The red line shows the kidney graft performance ( Estimated Glomerular Filtration Rate (EGFR) for those diagnosed aHUS patients accessing eculizumab prior to their kidney transplant operation. On average the graft kidney function is at 60% of normal function and this is with one kidney . Some transplanted aHUS patients were achieving performance levels of 80%. By normal transplant standards this is a very good outcome for someone.

The continuous blue line shows the kidney graft performance for diagnosed  aHUS patients receiving eculizumab once the transplant triggers a new TMA. On average, performance of those new TMA damaged graft kidneys starts  off much worse at 30% on average , with some much lower in the early days sometimes  with inadequate kidney function needing supplementary dialysis. However the performance begins to improve, reaching 40% of normal function  with again just one kidney. Some patients can get even better performance but  some do not really recover much from the damage done by the new TMA.  It  is however on average a better outcome from being on chronic kidney dialysis, but poorer than those getting prophylactic ,rather than rescue, eculizumab therapy.

The dotted blue line shows the kidney function of those patients who were given a kidney transplant but  whose original kidney failure had not been identified as caused by aHUS. Their diagnosis becoming known sometime after the transplant triggers a TMA. Their graft kidney performance is just above the level of end stage renal failure and they need acute kidney dialysis treatment. Once, sometime later ,they get a proper diagnosis and eculizumab rescue therapy begins, the damaged graft improves its performance but only to 20% of normal function on average, though some can do better Some patients’ function remains so low that a return to dialysis is needed . For those hopefully not too much damage is done by the transplant that another kidney  transplant can be performed with the knowledge that a TMA is very likely without eculizumab.

Putting it very simply those diagnosed with aHUS and getting eculizumab before a transplant on average have twice as good a clinical outcome than those diagnosed but only allowed it on recurrence of aHUS.

But those diagnosed with aHUS, getting it as a rescue therapy once a TMA is triggered, get twice as good a clinical outcome as those undiagnosed and then newly on-setting with aHUS following transplant . Also these diagnosed  patients fare much better than if they stayed on dialysis.

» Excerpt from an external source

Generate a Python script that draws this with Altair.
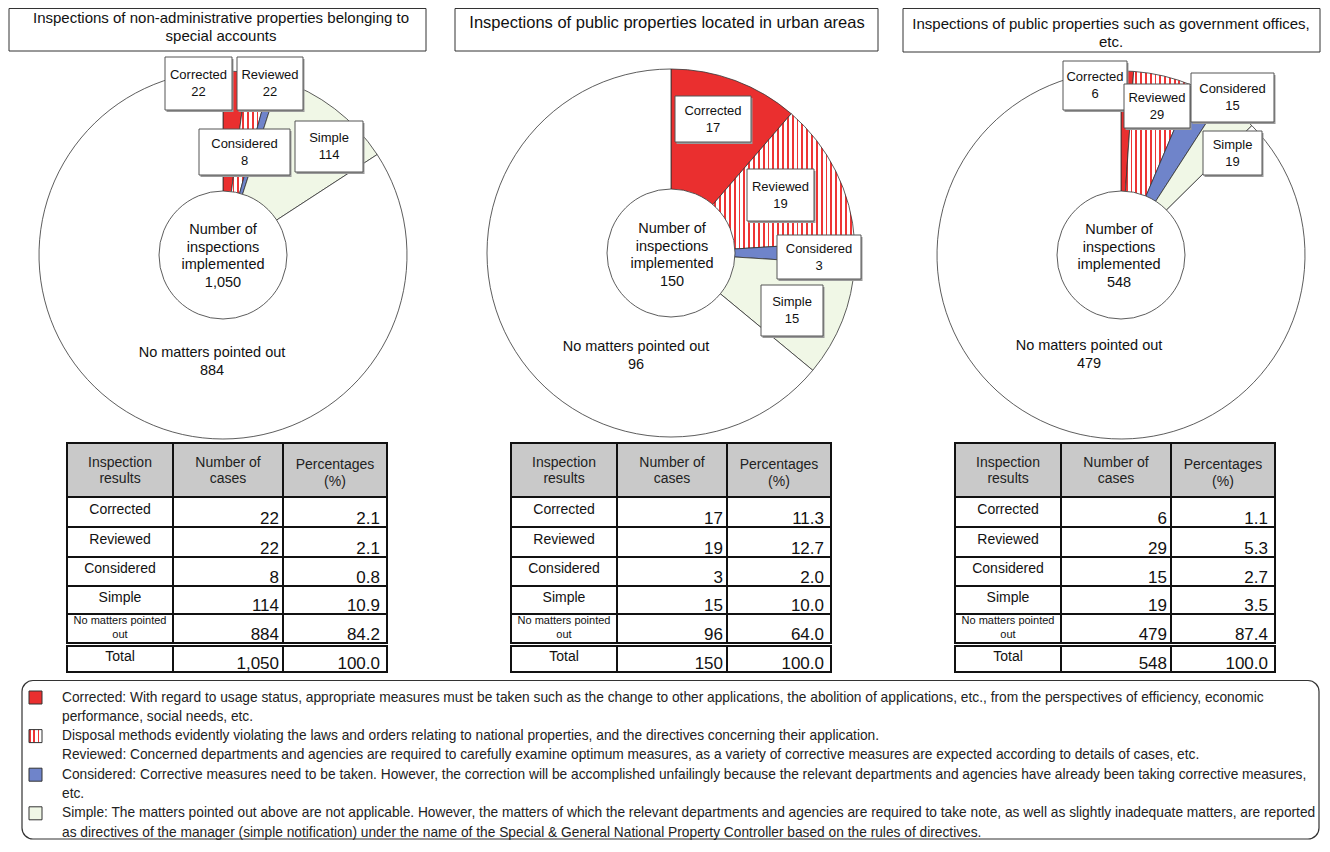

Finally those not properly diagnosed before the transplant  but  finding out after, on average fare little better than those on dialysis, though some can do much better, and are likely to return to dialysis and need another transplant if that is now possible. On average their outcome is little better than those aHUS patients who had kidney transplants in the past  before eculizumab was ever thought about as a treatment.

So those aHUS patients facing a transplant can use this to have a dialogue with their clinicians to see what eculizumab prescription strategy they are thinking of, prophylactic or rescue,  and talk about this evidence of relative outcomes.

Those patient organisations in countries which only permit rescue therapy  following transplant now have some statistical evidence to have a proper challenge to such a policy.

Equally if only rescue therapy is available then patients need to know to weigh up whether an acceptable, but not great, kidney function outcome is better than staying on dialysis. Cognisant that it is also not impossible to get more than 50% function, which is as much as could be expected from one kidney.

Those undiagnosed at present but facing an aHUS onset on transplant can only be helped by research into aHUS diagnosis. That is another topic in the aHUS Patients’ Research Agenda. As too  the wisdom of  withdrawal of eculizumab from those with transplants  is a question to be answered by another topic on our Agenda.